Customers across the industry are getting increasingly dissatisfied with services and are more likely then ever to switch ISPs, new figures show.
Research company JD Power and Associates polled 1,438 broadband customers across the UK, asking about their provider's performance, reliability, customer service, and technical support.
The 2006 UK Broadband ISP report also showed that customer scores fell across all the ISPs. This in turn help bring the overall customers satisfaction ranking - based on performance, reliability, customer service, cost, and billing - down.
Customer service is worsening
It has become harder to speak to customer service teams, the report states. The average waiting time is up by two minutes to 8.7 minutes since last year.
Caspar Tearle, JD Power's director of service industry research, said in the report: "The 2006 study highlights the adverse affect poor call management can have on customer satisfaction levels."
He added that nearly two thirds (63 per cent) of broadband users had contacted a call centre or technical support in the past year.
"The rise in complaints is significant. In 2005, the number of customers who called customer service with questions outnumbered complaints by three to two, or 62 per cent compared with 38 per cent. In 2006, the ratio is now 50-50," Tearle said.
Many broadband subscribers thinking of changing
The dissatisfaction among broadband subscribers means that many are considering switching suppliers. One in five changed their ISP in the last year, a 15 per cent increase from 2005. A quarter of customers said they were likely to change broadband provider in the next 12 months.

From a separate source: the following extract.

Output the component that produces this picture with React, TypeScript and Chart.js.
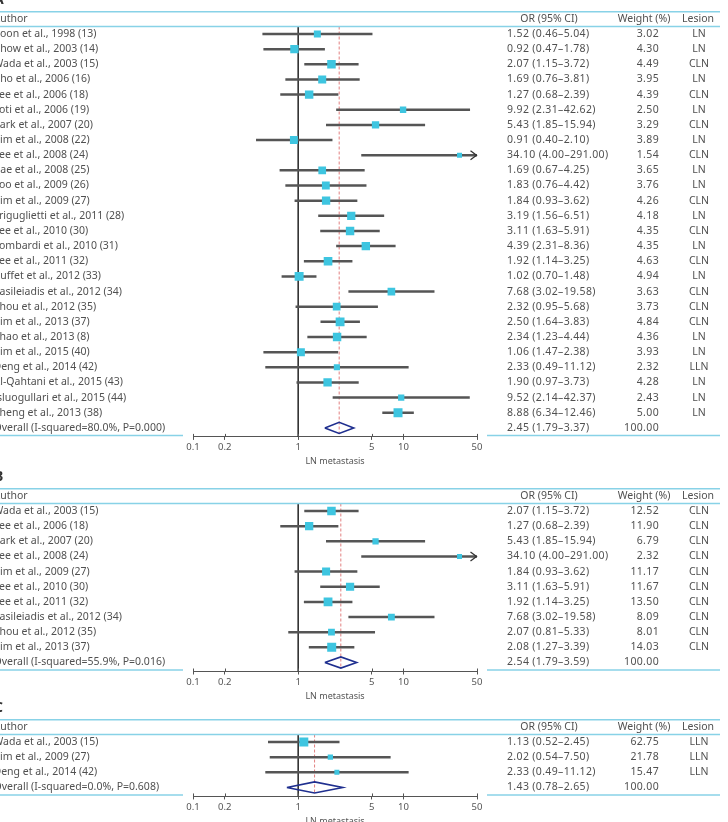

UK broadband users are spending an average of £25.91 per month for services, an increase of £3.59 from 2005. Price is identified by potential switchers as the most critical factor in their decision.
The study also found that broadband users spend about 23 hours per week online at home on average. The most popular online activities include buying products or services, getting maps/directions, online banking, and listening to or downloading music from the internet.